Ebola Deaths Toll Hits 131 in D.R Congo
The toll from the Ebola outbreak in the Democratic Republic of Congo has risen to an estimated 131 deaths from 513 suspected cases, Health Minister Samuel Roger Kamba said.
"We have recorded roughly 131 deaths in total and we have around 513 suspected cases," Samuel Roger Kamba told Congolese national television overnight.
He cautioned however that the toll was an estimate and further research was needed to confirm whether all 131 suspected deaths were indeed linked to Ebola.
The Africa Centres for Disease Control and Prevention (Africa CDC) has declared the outbreak a Continental Public Health Emergency, in a statement late Monday.

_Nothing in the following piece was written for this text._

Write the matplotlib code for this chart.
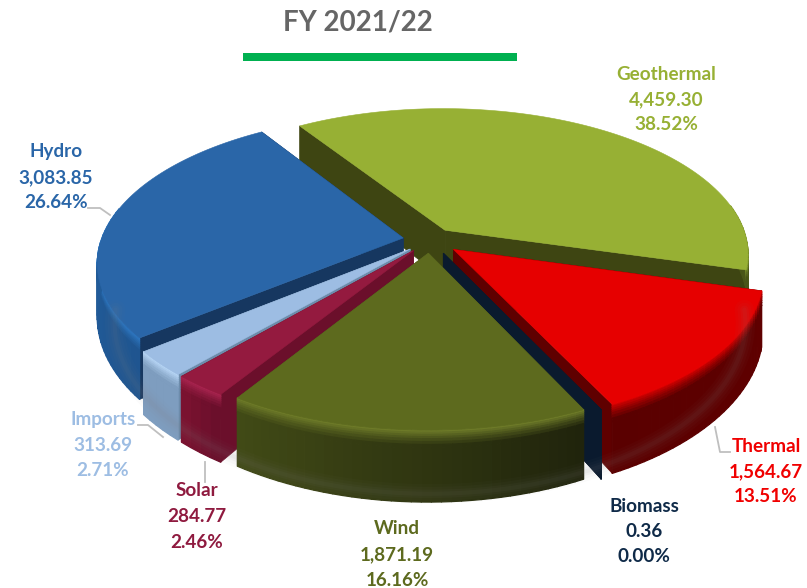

Declaring a continental emergency empowers the Africa CDC, based in Ethiopia, to mobilise extra resources including emergency response teams and surveillance operations.

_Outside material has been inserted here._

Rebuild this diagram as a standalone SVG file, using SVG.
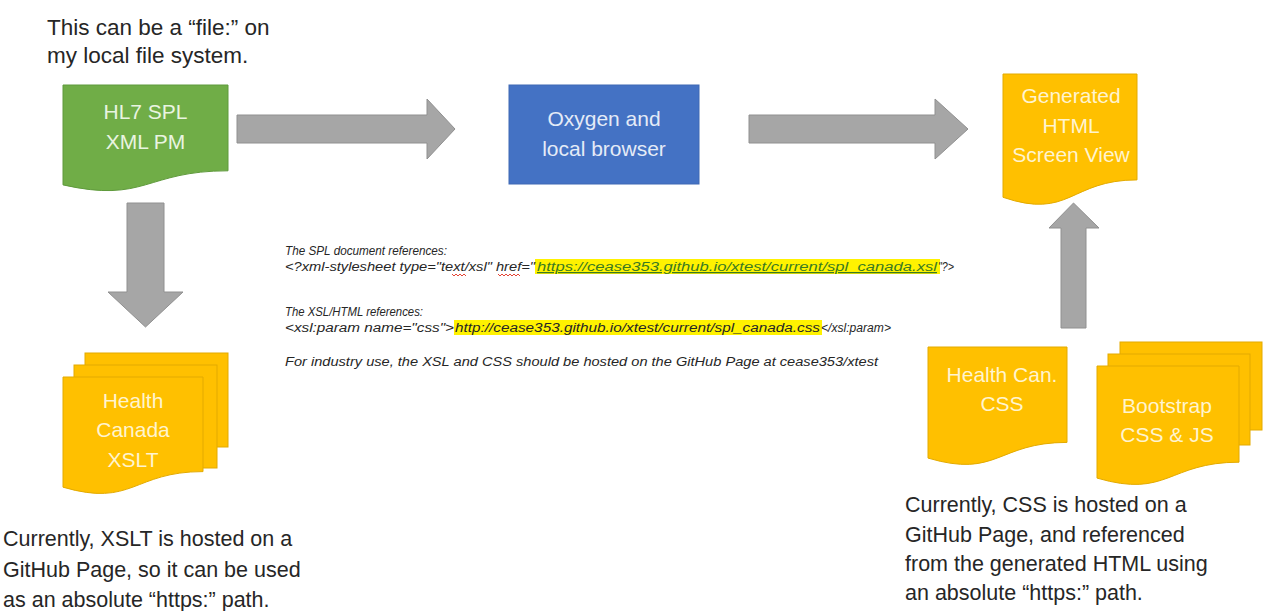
<svg xmlns="http://www.w3.org/2000/svg" width="1270" height="611" viewBox="0 0 1270 611">
<defs>
<style>
.note{font-family:"Liberation Sans",Arial,sans-serif;fill:#262626}
.big{font-size:21.5px}
.lbl{font-family:"Liberation Sans",Arial,sans-serif;font-size:21px;text-anchor:middle}
.ital{font-family:"Liberation Sans",Arial,sans-serif;font-size:12.5px;font-style:italic;fill:#262626}
.arrow{fill:#a6a6a6;stroke:#909090;stroke-width:1}
.green{fill:#70ad47;stroke:#5f9a3c;stroke-width:1}
.blue{fill:#4472c4;stroke:#3f69b4;stroke-width:1}
.orange{fill:#ffc000;stroke:#e3aa00;stroke-width:1}
.tg{fill:#e9f4e1}
.tb{fill:#e4ebf7}
.to{fill:#fff4cf}
.hl{fill:#fff200}
.sq{fill:none;stroke:#e0301e;stroke-width:0.9}
</style>
</defs>

<g id="note-top">
<text class="note" font-size="22.5" x="47" y="35">This can be a “file:” on</text>
<text class="note" font-size="22.5" x="47" y="63">my local file system.</text>
</g>

<g id="connectors">
<polygon class="arrow" points="237,115 427,115 427,99 455,129 427,159 427,143 237,143"/>
<polygon class="arrow" points="749,115 935,115 935,99 968,129 935,159 935,143 749,143"/>
<polygon class="arrow" points="127,203 164,203 164,292 183,292 145.5,327 108,292 127,292"/>
<polygon class="arrow" points="1061,328 1086,328 1086,228 1099,228 1073.5,203 1049,228 1061,228"/>
</g>

<g id="node-hl7">
<path class="green" d="M63,85 H228 V170.8 C145.5,170.8 145.5,203.5 63,184.9 Z"/>
<text class="lbl tg" x="145.5" y="119" font-size="20">HL7 SPL</text>
<text class="lbl tg" x="145.5" y="149" font-size="20">XML PM</text>
</g>

<g id="node-oxygen">
<rect class="blue" x="509" y="85" width="190" height="99"/>
<text class="lbl tb" x="604" y="126">Oxygen and</text>
<text class="lbl tb" x="604" y="156">local browser</text>
</g>

<g id="node-generated">
<path class="orange" d="M1003,74 H1137 V179.9 C1070,179.9 1070,220.1 1003,197.3 Z"/>
<text class="lbl to" x="1071" y="103">Generated</text>
<text class="lbl to" x="1071" y="133">HTML</text>
<text class="lbl to" x="1071" y="162">Screen View</text>
</g>

<g id="node-xslt">
<rect class="orange" x="85" y="353" width="143" height="94"/>
<rect class="orange" x="74" y="365" width="143" height="103"/>
<path class="orange" d="M63,377 H203 V471.6 C133,471.6 133,507.6 63,487.2 Z"/>
<text class="lbl to" x="133" y="408">Health</text>
<text class="lbl to" x="133" y="437">Canada</text>
<text class="lbl to" x="133" y="467">XSLT</text>
</g>

<g id="node-hccss">
<path class="orange" d="M928,347 H1067 V442.4 C997.5,442.4 997.5,478.7 928,458.1 Z"/>
<text class="lbl to" x="1002" y="382">Health Can.</text>
<text class="lbl to" x="1002" y="411">CSS</text>
</g>

<g id="node-bootstrap">
<rect class="orange" x="1120" y="342" width="142" height="88"/>
<rect class="orange" x="1108" y="354" width="142" height="91"/>
<path class="orange" d="M1097,366 H1239 V462.2 C1168,462.2 1168,498.8 1097,478.1 Z"/>
<text class="lbl to" x="1167" y="413">Bootstrap</text>
<text class="lbl to" x="1167" y="442">CSS &amp; JS</text>
</g>

<g id="note-middle">
<rect class="hl" x="535" y="259" width="405" height="15"/>
<rect class="hl" x="454" y="320" width="368" height="15"/>
<text class="ital" x="285" y="255" textLength="162" lengthAdjust="spacingAndGlyphs">The SPL document references:</text>
<text class="ital" x="285" y="271" textLength="250" lengthAdjust="spacingAndGlyphs">&lt;?xml-stylesheet type="text/xsl" href="</text>
<text class="ital" x="537" y="271" textLength="400" lengthAdjust="spacingAndGlyphs" style="fill:#3a7a23" text-decoration="underline">https://cease353.github.io/xtest/current/spl_canada.xsl</text>
<text class="ital" x="938" y="271" textLength="16" lengthAdjust="spacingAndGlyphs">"?&gt;</text>
<path class="sq" d="M452,274 l2,2 l2,-2 l2,2 l2,-2 l2,2 l2,-2 l2,2"/>
<path class="sq" d="M498,274 l2,2 l2,-2 l2,2 l2,-2 l2,2 l2,-2 l2,2 l2,-2 l2,2 l2,-2 l2,2"/>
<text class="ital" x="285" y="316" textLength="138" lengthAdjust="spacingAndGlyphs">The XSL/HTML references:</text>
<text class="ital" x="285" y="332" textLength="169" lengthAdjust="spacingAndGlyphs">&lt;xsl:param name="css"&gt;</text>
<text class="ital" x="455" y="332" textLength="365" lengthAdjust="spacingAndGlyphs">http://cease353.github.io/xtest/current/spl_canada.css</text>
<text class="ital" x="821" y="332" textLength="70" lengthAdjust="spacingAndGlyphs">&lt;/xsl:param&gt;</text>
<text class="ital" x="285" y="366" textLength="593" lengthAdjust="spacingAndGlyphs">For industry use, the XSL and CSS should be hosted on the GitHub Page at cease353/xtest</text>
</g>

<g id="note-bottom-left">
<text class="note big" x="3" y="546">Currently, XSLT is hosted on a</text>
<text class="note big" x="3" y="577">GitHub Page, so it can be used</text>
<text class="note big" x="3" y="607">as an absolute “https:” path.</text>
</g>

<g id="note-bottom-right">
<text class="note big" x="905" y="512">Currently, CSS is hosted on a</text>
<text class="note big" x="905" y="542">GitHub Page, and referenced</text>
<text class="note big" x="905" y="571">from the generated HTML using</text>
<text class="note big" x="905" y="600">an absolute “https:” path.</text>
</g>
</svg>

"Africa CDC expresses deep concern about the high risk of regional spread due to intense cross-border population movements, mobility related to mining activities, insecurity in affected areas, weak infection prevention and control measures ... and the proximity of affected areas to Rwanda and South Sudan," it said.
The US State Department on Tuesday strongly urged Americans to not travel to the DR Congo, South Sudan or Uganda.
The department gave the three Central African countries its highest travel advisory – "Level 4: Do Not Travel" – and also urged citizens to "reconsider travel" to neighbouring Rwanda.
The World Health Organization will host an emergency committee meeting on Tuesday to discuss the outbreak in the DR Congo, a WHO spokesman said.
"An Emergency Committee has been scheduled for later today," a WHO spokesman told AFP, two days after the UN health agency's chief declared the outbreak an international public health emergency.
WHO chief Tedros Adhanom Ghebreyesus said Tuesday he was "deeply concerned" by an Ebola outbreak in the Democratic Republic of Congo which has spilt into Uganda.